» What the task requires:
Please retype the data in full and exactly; the pictures are not part of the copy.

» Data shown:
+++++

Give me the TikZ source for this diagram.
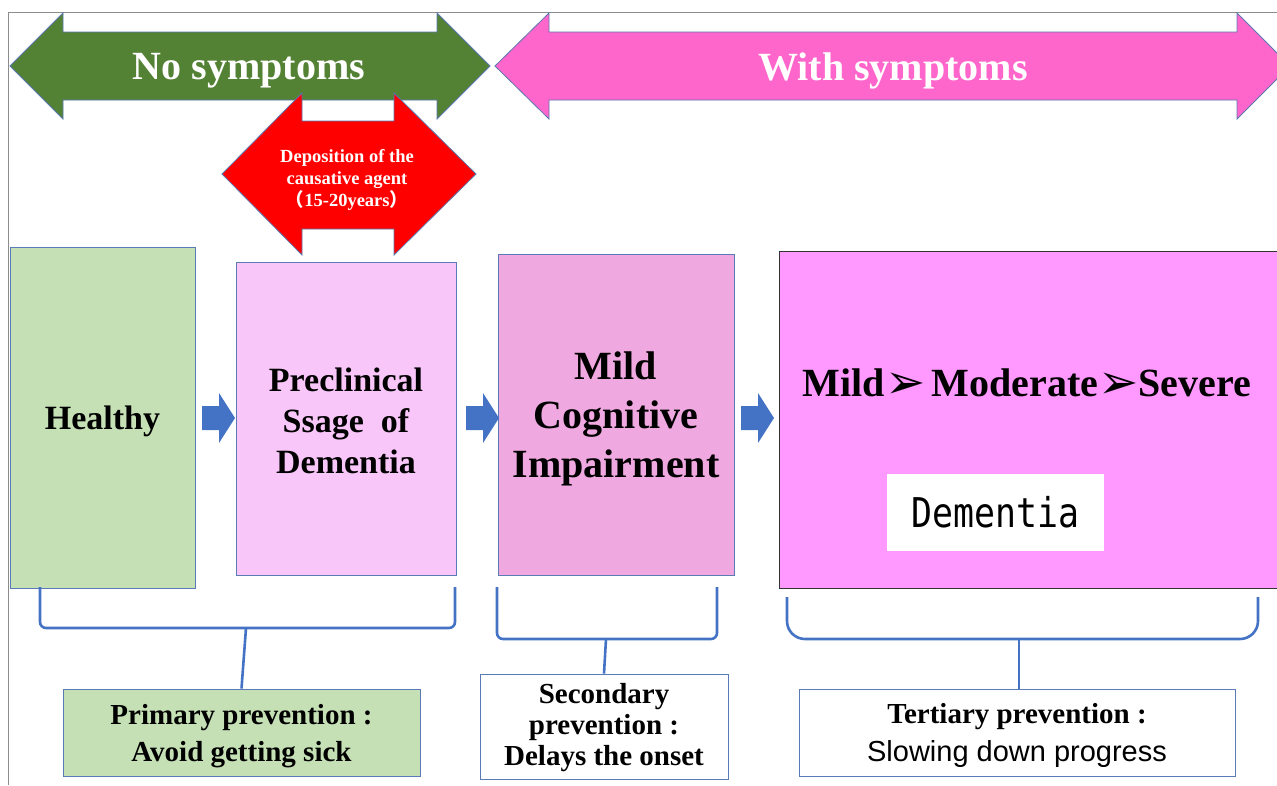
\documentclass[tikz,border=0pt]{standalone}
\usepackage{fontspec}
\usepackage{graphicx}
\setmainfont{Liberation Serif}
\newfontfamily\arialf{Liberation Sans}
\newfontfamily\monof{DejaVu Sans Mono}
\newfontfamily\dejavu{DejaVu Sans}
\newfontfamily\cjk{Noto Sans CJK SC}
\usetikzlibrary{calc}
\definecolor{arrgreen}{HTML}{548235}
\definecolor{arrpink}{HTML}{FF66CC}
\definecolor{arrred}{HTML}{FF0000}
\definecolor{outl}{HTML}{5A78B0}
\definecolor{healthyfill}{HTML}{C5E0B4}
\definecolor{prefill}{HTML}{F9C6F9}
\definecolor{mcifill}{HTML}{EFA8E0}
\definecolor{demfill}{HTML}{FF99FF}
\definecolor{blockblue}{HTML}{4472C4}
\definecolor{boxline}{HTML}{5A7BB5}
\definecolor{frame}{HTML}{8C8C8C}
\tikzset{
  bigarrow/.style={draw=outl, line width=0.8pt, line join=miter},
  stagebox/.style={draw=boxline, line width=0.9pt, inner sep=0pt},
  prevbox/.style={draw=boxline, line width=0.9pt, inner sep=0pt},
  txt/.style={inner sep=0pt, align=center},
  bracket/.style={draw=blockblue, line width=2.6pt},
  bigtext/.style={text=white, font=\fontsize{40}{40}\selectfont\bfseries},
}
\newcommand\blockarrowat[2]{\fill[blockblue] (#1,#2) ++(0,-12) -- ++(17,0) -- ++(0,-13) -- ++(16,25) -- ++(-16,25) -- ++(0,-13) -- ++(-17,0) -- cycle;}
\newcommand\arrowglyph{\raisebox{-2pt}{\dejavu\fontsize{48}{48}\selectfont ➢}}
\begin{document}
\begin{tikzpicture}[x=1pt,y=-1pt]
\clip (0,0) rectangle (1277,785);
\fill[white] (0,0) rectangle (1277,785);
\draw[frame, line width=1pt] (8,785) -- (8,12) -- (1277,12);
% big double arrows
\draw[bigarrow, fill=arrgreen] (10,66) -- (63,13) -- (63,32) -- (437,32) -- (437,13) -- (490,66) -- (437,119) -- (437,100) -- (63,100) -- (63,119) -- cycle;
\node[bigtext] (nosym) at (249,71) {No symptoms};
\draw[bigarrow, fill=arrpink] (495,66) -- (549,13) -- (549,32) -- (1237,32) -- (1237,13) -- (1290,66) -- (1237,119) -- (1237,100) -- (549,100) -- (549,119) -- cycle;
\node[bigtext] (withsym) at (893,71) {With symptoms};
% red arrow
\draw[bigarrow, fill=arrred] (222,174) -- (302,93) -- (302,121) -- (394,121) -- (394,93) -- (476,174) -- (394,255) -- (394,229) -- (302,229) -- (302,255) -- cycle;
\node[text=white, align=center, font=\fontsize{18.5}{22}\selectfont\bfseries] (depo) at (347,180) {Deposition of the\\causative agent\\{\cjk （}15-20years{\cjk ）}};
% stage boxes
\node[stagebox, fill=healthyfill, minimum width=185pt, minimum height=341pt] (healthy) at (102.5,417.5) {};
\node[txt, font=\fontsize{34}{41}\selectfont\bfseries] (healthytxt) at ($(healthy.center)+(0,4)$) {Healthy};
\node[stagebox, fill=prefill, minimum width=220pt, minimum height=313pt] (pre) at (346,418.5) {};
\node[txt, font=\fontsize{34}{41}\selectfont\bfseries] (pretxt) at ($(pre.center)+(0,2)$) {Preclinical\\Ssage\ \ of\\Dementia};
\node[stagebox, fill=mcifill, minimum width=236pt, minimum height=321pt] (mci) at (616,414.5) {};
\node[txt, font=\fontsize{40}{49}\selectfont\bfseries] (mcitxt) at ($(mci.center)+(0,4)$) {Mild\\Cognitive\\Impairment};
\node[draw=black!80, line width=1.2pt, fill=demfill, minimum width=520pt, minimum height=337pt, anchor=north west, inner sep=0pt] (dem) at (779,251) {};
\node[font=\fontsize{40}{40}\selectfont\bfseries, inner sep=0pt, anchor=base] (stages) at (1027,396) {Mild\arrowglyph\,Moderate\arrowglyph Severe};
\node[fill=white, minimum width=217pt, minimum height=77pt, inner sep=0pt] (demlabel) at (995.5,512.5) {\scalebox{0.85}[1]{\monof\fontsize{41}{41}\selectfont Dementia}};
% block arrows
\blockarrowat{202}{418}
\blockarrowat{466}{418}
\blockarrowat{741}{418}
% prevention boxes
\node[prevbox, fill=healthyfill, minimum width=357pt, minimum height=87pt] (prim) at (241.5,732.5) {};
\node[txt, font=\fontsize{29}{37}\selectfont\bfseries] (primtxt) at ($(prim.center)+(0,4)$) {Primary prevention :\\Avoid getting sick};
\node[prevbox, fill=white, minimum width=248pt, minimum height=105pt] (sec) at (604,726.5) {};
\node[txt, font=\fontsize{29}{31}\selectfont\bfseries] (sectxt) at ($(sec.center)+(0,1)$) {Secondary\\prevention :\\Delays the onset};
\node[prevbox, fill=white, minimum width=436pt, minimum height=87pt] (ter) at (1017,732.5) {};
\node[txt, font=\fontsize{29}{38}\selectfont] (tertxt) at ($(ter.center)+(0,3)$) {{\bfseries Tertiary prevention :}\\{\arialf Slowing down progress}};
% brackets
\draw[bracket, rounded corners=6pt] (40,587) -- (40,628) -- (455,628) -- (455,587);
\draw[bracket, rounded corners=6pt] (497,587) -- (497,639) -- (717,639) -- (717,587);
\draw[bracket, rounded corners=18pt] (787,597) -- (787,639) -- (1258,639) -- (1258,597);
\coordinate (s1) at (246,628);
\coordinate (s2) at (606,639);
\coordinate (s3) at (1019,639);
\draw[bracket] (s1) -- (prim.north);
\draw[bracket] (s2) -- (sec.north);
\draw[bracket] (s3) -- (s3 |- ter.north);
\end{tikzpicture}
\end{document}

+++++

» The completed task:
Give me the TikZ source for this diagram.
\documentclass[tikz,border=0pt]{standalone}
\usepackage{fontspec}
\usepackage{graphicx}
\setmainfont{Liberation Serif}
\newfontfamily\arialf{Liberation Sans}
\newfontfamily\monof{DejaVu Sans Mono}
\newfontfamily\dejavu{DejaVu Sans}
\newfontfamily\cjk{Noto Sans CJK SC}
\usetikzlibrary{calc}
\definecolor{arrgreen}{HTML}{548235}
\definecolor{arrpink}{HTML}{FF66CC}
\definecolor{arrred}{HTML}{FF0000}
\definecolor{outl}{HTML}{5A78B0}
\definecolor{healthyfill}{HTML}{C5E0B4}
\definecolor{prefill}{HTML}{F9C6F9}
\definecolor{mcifill}{HTML}{EFA8E0}
\definecolor{demfill}{HTML}{FF99FF}
\definecolor{blockblue}{HTML}{4472C4}
\definecolor{boxline}{HTML}{5A7BB5}
\definecolor{frame}{HTML}{8C8C8C}
\tikzset{
  bigarrow/.style={draw=outl, line width=0.8pt, line join=miter},
  stagebox/.style={draw=boxline, line width=0.9pt, inner sep=0pt},
  prevbox/.style={draw=boxline, line width=0.9pt, inner sep=0pt},
  txt/.style={inner sep=0pt, align=center},
  bracket/.style={draw=blockblue, line width=2.6pt},
  bigtext/.style={text=white, font=\fontsize{40}{40}\selectfont\bfseries},
}
\newcommand\blockarrowat[2]{\fill[blockblue] (#1,#2) ++(0,-12) -- ++(17,0) -- ++(0,-13) -- ++(16,25) -- ++(-16,25) -- ++(0,-13) -- ++(-17,0) -- cycle;}
\newcommand\arrowglyph{\raisebox{-2pt}{\dejavu\fontsize{48}{48}\selectfont ➢}}
\begin{document}
\begin{tikzpicture}[x=1pt,y=-1pt]
\clip (0,0) rectangle (1277,785);
\fill[white] (0,0) rectangle (1277,785);
\draw[frame, line width=1pt] (8,785) -- (8,12) -- (1277,12);
% big double arrows
\draw[bigarrow, fill=arrgreen] (10,66) -- (63,13) -- (63,32) -- (437,32) -- (437,13) -- (490,66) -- (437,119) -- (437,100) -- (63,100) -- (63,119) -- cycle;
\node[bigtext] (nosym) at (249,71) {No symptoms};
\draw[bigarrow, fill=arrpink] (495,66) -- (549,13) -- (549,32) -- (1237,32) -- (1237,13) -- (1290,66) -- (1237,119) -- (1237,100) -- (549,100) -- (549,119) -- cycle;
\node[bigtext] (withsym) at (893,71) {With symptoms};
% red arrow
\draw[bigarrow, fill=arrred] (222,174) -- (302,93) -- (302,121) -- (394,121) -- (394,93) -- (476,174) -- (394,255) -- (394,229) -- (302,229) -- (302,255) -- cycle;
\node[text=white, align=center, font=\fontsize{18.5}{22}\selectfont\bfseries] (depo) at (347,180) {Deposition of the\\causative agent\\{\cjk （}15-20years{\cjk ）}};
% stage boxes
\node[stagebox, fill=healthyfill, minimum width=185pt, minimum height=341pt] (healthy) at (102.5,417.5) {};
\node[txt, font=\fontsize{34}{41}\selectfont\bfseries] (healthytxt) at ($(healthy.center)+(0,4)$) {Healthy};
\node[stagebox, fill=prefill, minimum width=220pt, minimum height=313pt] (pre) at (346,418.5) {};
\node[txt, font=\fontsize{34}{41}\selectfont\bfseries] (pretxt) at ($(pre.center)+(0,2)$) {Preclinical\\Ssage\ \ of\\Dementia};
\node[stagebox, fill=mcifill, minimum width=236pt, minimum height=321pt] (mci) at (616,414.5) {};
\node[txt, font=\fontsize{40}{49}\selectfont\bfseries] (mcitxt) at ($(mci.center)+(0,4)$) {Mild\\Cognitive\\Impairment};
\node[draw=black!80, line width=1.2pt, fill=demfill, minimum width=520pt, minimum height=337pt, anchor=north west, inner sep=0pt] (dem) at (779,251) {};
\node[font=\fontsize{40}{40}\selectfont\bfseries, inner sep=0pt, anchor=base] (stages) at (1027,396) {Mild\arrowglyph\,Moderate\arrowglyph Severe};
\node[fill=white, minimum width=217pt, minimum height=77pt, inner sep=0pt] (demlabel) at (995.5,512.5) {\scalebox{0.85}[1]{\monof\fontsize{41}{41}\selectfont Dementia}};
% block arrows
\blockarrowat{202}{418}
\blockarrowat{466}{418}
\blockarrowat{741}{418}
% prevention boxes
\node[prevbox, fill=healthyfill, minimum width=357pt, minimum height=87pt] (prim) at (241.5,732.5) {};
\node[txt, font=\fontsize{29}{37}\selectfont\bfseries] (primtxt) at ($(prim.center)+(0,4)$) {Primary prevention :\\Avoid getting sick};
\node[prevbox, fill=white, minimum width=248pt, minimum height=105pt] (sec) at (604,726.5) {};
\node[txt, font=\fontsize{29}{31}\selectfont\bfseries] (sectxt) at ($(sec.center)+(0,1)$) {Secondary\\prevention :\\Delays the onset};
\node[prevbox, fill=white, minimum width=436pt, minimum height=87pt] (ter) at (1017,732.5) {};
\node[txt, font=\fontsize{29}{38}\selectfont] (tertxt) at ($(ter.center)+(0,3)$) {{\bfseries Tertiary prevention :}\\{\arialf Slowing down progress}};
% brackets
\draw[bracket, rounded corners=6pt] (40,587) -- (40,628) -- (455,628) -- (455,587);
\draw[bracket, rounded corners=6pt] (497,587) -- (497,639) -- (717,639) -- (717,587);
\draw[bracket, rounded corners=18pt] (787,597) -- (787,639) -- (1258,639) -- (1258,597);
\coordinate (s1) at (246,628);
\coordinate (s2) at (606,639);
\coordinate (s3) at (1019,639);
\draw[bracket] (s1) -- (prim.north);
\draw[bracket] (s2) -- (sec.north);
\draw[bracket] (s3) -- (s3 |- ter.north);
\end{tikzpicture}
\end{document}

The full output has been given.